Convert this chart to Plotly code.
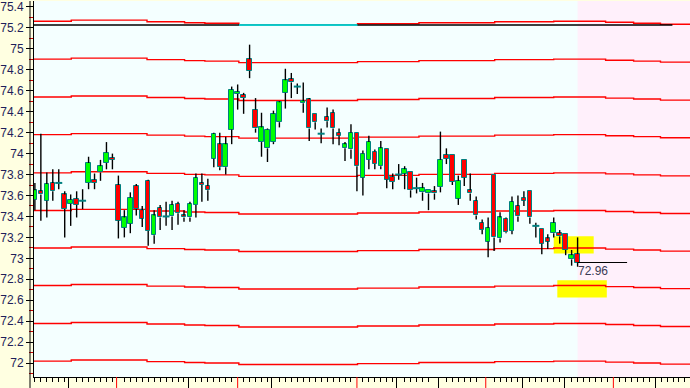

...

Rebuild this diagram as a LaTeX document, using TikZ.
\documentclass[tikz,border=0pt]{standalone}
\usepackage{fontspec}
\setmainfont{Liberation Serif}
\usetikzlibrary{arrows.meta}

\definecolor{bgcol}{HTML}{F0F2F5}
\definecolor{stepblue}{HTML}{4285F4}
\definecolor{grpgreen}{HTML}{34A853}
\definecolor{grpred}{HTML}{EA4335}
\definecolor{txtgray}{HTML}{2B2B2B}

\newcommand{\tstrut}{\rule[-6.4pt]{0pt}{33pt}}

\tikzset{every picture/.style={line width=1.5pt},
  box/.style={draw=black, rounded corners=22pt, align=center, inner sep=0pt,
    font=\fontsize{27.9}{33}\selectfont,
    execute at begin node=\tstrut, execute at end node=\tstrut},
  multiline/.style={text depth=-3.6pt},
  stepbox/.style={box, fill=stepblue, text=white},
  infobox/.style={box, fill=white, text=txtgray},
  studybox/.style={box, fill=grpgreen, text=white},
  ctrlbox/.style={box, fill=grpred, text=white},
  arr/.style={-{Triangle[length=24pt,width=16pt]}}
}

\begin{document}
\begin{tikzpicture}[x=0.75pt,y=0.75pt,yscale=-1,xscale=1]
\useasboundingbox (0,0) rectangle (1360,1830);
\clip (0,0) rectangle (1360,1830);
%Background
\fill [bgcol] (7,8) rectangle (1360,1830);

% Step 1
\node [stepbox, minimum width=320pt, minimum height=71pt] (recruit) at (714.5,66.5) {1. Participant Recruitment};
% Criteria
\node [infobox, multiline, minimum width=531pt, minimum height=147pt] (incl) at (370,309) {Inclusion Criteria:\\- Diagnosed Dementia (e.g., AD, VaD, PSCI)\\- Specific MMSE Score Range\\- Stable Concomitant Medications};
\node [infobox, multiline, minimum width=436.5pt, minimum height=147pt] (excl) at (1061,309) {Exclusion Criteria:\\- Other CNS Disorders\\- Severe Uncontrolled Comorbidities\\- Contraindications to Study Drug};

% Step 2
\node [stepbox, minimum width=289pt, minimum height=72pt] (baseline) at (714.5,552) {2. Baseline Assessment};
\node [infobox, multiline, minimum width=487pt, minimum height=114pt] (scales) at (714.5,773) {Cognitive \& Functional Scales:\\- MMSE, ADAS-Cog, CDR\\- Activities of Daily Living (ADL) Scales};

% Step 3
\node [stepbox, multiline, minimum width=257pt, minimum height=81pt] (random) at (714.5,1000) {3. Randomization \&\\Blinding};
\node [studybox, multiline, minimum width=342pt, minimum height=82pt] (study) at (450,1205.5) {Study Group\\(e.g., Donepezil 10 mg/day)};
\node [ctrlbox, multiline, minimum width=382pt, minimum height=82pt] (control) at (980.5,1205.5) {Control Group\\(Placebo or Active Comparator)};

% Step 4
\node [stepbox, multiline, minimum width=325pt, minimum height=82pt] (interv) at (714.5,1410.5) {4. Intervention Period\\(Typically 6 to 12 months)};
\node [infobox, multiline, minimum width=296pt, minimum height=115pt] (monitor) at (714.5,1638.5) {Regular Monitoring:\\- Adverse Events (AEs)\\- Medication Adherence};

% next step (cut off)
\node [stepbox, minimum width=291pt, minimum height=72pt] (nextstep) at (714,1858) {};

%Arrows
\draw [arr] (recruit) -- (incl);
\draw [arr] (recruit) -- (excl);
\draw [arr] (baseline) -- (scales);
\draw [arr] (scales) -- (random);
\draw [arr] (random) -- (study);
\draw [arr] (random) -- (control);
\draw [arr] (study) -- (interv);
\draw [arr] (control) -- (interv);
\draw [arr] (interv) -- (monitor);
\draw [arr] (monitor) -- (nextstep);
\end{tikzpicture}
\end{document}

* _Given problem_:
Give back, exactly as written, each line from the one that contains "Rebuild this diagram" through the one that contains "(7,8) rectangle (1360,1830);".

* _Final answer_:
Rebuild this diagram as a LaTeX document, using TikZ.
\documentclass[tikz,border=0pt]{standalone}
\usepackage{fontspec}
\setmainfont{Liberation Serif}
\usetikzlibrary{arrows.meta}

\definecolor{bgcol}{HTML}{F0F2F5}
\definecolor{stepblue}{HTML}{4285F4}
\definecolor{grpgreen}{HTML}{34A853}
\definecolor{grpred}{HTML}{EA4335}
\definecolor{txtgray}{HTML}{2B2B2B}

\newcommand{\tstrut}{\rule[-6.4pt]{0pt}{33pt}}

\tikzset{every picture/.style={line width=1.5pt},
  box/.style={draw=black, rounded corners=22pt, align=center, inner sep=0pt,
    font=\fontsize{27.9}{33}\selectfont,
    execute at begin node=\tstrut, execute at end node=\tstrut},
  multiline/.style={text depth=-3.6pt},
  stepbox/.style={box, fill=stepblue, text=white},
  infobox/.style={box, fill=white, text=txtgray},
  studybox/.style={box, fill=grpgreen, text=white},
  ctrlbox/.style={box, fill=grpred, text=white},
  arr/.style={-{Triangle[length=24pt,width=16pt]}}
}

\begin{document}
\begin{tikzpicture}[x=0.75pt,y=0.75pt,yscale=-1,xscale=1]
\useasboundingbox (0,0) rectangle (1360,1830);
\clip (0,0) rectangle (1360,1830);
%Background
\fill [bgcol] (7,8) rectangle (1360,1830);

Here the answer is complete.